Now his final sleep was upon him. Ingrey hoped Fara had exchanged whatever last words she wanted with her father earlier, for there would be no more tonight. The thin, spotted skin, an ugly yellow shade, indeed bore that waxy sheen Horseriver had named the harbinger of finality. More: the king’s breathing was harsh and hesitant, each breath drawn in and released, followed by a pause that drew all eyes, until the chest heaved again, and the gazes dropped away.

Fara’s face was ashy but composed; she signed the Five, placed a formal kiss on the king’s slick brow, and stood back. The Father’s divine dared to place a consoling hand upon her shoulder, and murmur, “He had a good life, my lady. Be not afraid.”

The glance Fara cast him was equally devoid of both fear and consolation, or indeed, much expression at all. Ingrey was impressed that she did not snarl in return; if offered such a platitude in such a moment, he would have been tempted to draw steel and run the divine through. She merely murmured, “Where is my brother Biast? He should be here. And the archdivine.”

“He was here earlier, my lady, for a good long time, and will return shortly. I expect the archdivine and my lord Hetwar will be accompanying him.”

She nodded once and shrugged away from him. His hand hesitated in air, as if to offer another consolatory pawing, but fortunately he thought better of it, stepping away to leave the princess in her stolid sorrow.

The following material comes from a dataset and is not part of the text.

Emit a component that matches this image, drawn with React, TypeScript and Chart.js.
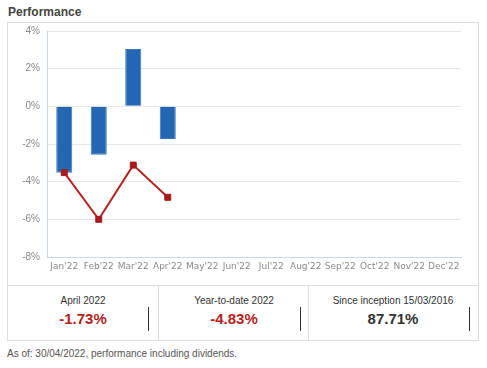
import React, { useEffect, useRef } from "react";
import { Chart, registerables } from "chart.js";

Chart.register(...registerables);

const categories = ["Jan'22", "Feb'22", "Mar'22", "Apr'22", "May'22", "Jun'22", "Jul'22", "Aug'22", "Sep'22", "Oct'22", "Nov'22", "Dec'22"];
const monthlyPerf: (number | null)[] = [-3.52, -2.57, 3.04, -1.73, null, null, null, null, null, null, null, null];
const cumulativePerf: (number | null)[] = [-3.52, -6.0, -3.12, -4.83, null, null, null, null, null, null, null, null];
const yTicks = [4, 2, 0, -2, -4, -6, -8];

const statLabels = ["April 2022", "Year-to-date 2022", "Since inception 15/03/2016"];
const statValues = ["-1.73%", "-4.83%", "87.71%"];
const statColors = ["#b41e1e", "#b41e1e", "#333333"];

export default function App() {
  const ref = useRef<HTMLCanvasElement | null>(null);

  useEffect(() => {
    if (!ref.current) return;
    const chart = new Chart(ref.current, {
      type: "bar",
      data: {
        labels: categories,
        datasets: [
          {
            type: "line",
            data: cumulativePerf,
            borderColor: "#b52424",
            borderWidth: 2,
            pointStyle: "rect",
            pointRadius: 4.2,
            pointBackgroundColor: "#a8191b",
            pointBorderColor: "#a8191b",
            pointBorderWidth: 1,
            tension: 0,
            order: 0,
          } as any,
          {
            type: "bar",
            data: monthlyPerf,
            backgroundColor: "#2366b1",
            borderColor: "#3a77bd",
            borderWidth: 1,
            barPercentage: 0.5,
            categoryPercentage: 0.93,
            order: 1,
          },
        ],
      },
      options: {
        animation: false,
        responsive: false,
        maintainAspectRatio: false,
        layout: { padding: { left: 0, top: 8, right: 16, bottom: 0 } },
        plugins: { legend: { display: false }, tooltip: { enabled: false } },
        scales: {
          x: {
            grid: { display: false, drawTicks: false },
            border: { display: true, color: "#ccd6eb", width: 1 },
            ticks: {
              color: "#8a8a8a",
              font: { family: "DejaVu Sans", size: 9 },
              maxRotation: 0,
              minRotation: 0,
              autoSkip: false,
              padding: 4,
            },
            afterFit: (s: any) => {
              s.height = 27;
              s.paddingLeft = 0;
              s.paddingRight = 0;
            },
          },
          y: {
            min: -8,
            max: 4,
            afterBuildTicks: (s: any) => {
              s.ticks = yTicks.map((v) => ({ value: v }));
            },
            grid: { color: "#e6e6e6", lineWidth: 1, drawTicks: false },
            border: { display: true, color: "#ccd6eb", width: 1 },
            ticks: {
              color: "#8a8a8a",
              font: { family: "Liberation Sans", size: 10 },
              padding: 7,
              callback: (v: any) => `${v}%`,
            },
            afterFit: (s: any) => {
              s.width = 39;
              s.paddingTop = 0;
              s.paddingBottom = 0;
            },
          },
        },
      },
    });
    return () => chart.destroy();
  }, []);

  return (
    <div style={{ position: "absolute", left: 0, top: 0, width: 487, height: 368, background: "#fff", fontFamily: "'Liberation Sans', Arial, sans-serif" }}>
      <div style={{ position: "absolute", left: 8, top: 5, fontSize: 12, fontWeight: "bold", color: "#444", lineHeight: "14px" }}>Performance</div>
      <div style={{ position: "absolute", left: 7, top: 22, width: 470, height: 262, border: "1px solid #dedede", borderBottom: "none" }}>
        <canvas ref={ref} width={469} height={261} style={{ position: "absolute", left: 0, top: 0, width: 469, height: 261 }} />
      </div>
      <div style={{ position: "absolute", left: 7, top: 285, width: 470, height: 54, border: "1px solid #dedede", display: "flex" }}>
        {statLabels.map((lab, i) => (
          <div
            key={lab}
            style={{
              position: "relative",
              width: i === 2 ? 170 : 150,
              height: 54,
              borderLeft: i === 0 ? "none" : "1px solid #dedede",
              boxSizing: "border-box",
            }}
          >
            <div style={{ position: "absolute", left: 0, width: i === 2 ? 168 : 150, top: 9, textAlign: "center", fontSize: 10, color: "#333", lineHeight: "12px" }}>{lab}</div>
            <div style={{ position: "absolute", left: 0, width: i === 2 ? 168 : 150, top: 24, textAlign: "center", fontSize: 15, fontWeight: "bold", color: statColors[i], lineHeight: "18px" }}>{statValues[i]}</div>
            <div style={{ position: "absolute", left: i === 0 ? 140 : i === 1 ? 141 : 160, top: 21, width: 1, height: 24, background: "#333" }} />
          </div>
        ))}
      </div>
      <div style={{ position: "absolute", left: 7, top: 348, fontSize: 10, color: "#555", lineHeight: "12px" }}>As of: 30/04/2022, performance including dividends.</div>
    </div>
  );
}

Horseriver stood watching all this with his feet braced a little apart, the picture of a supporting spouse and lord. His face seemed no more stern than the occasion demanded. It was only to Ingrey’s eye that he seemed crouched like a cat at a mousehole. What more was about to happen in this room than the long-expected death of an aged man, even if aged king? Horseriver had been hovering in Easthome for weeks. What did he await, besides the end of this vigil? And if his presence here was so vital to his schemes, how much had it maddened him to have to break away and tend to the untimely intrusion of Boleso’s funeral?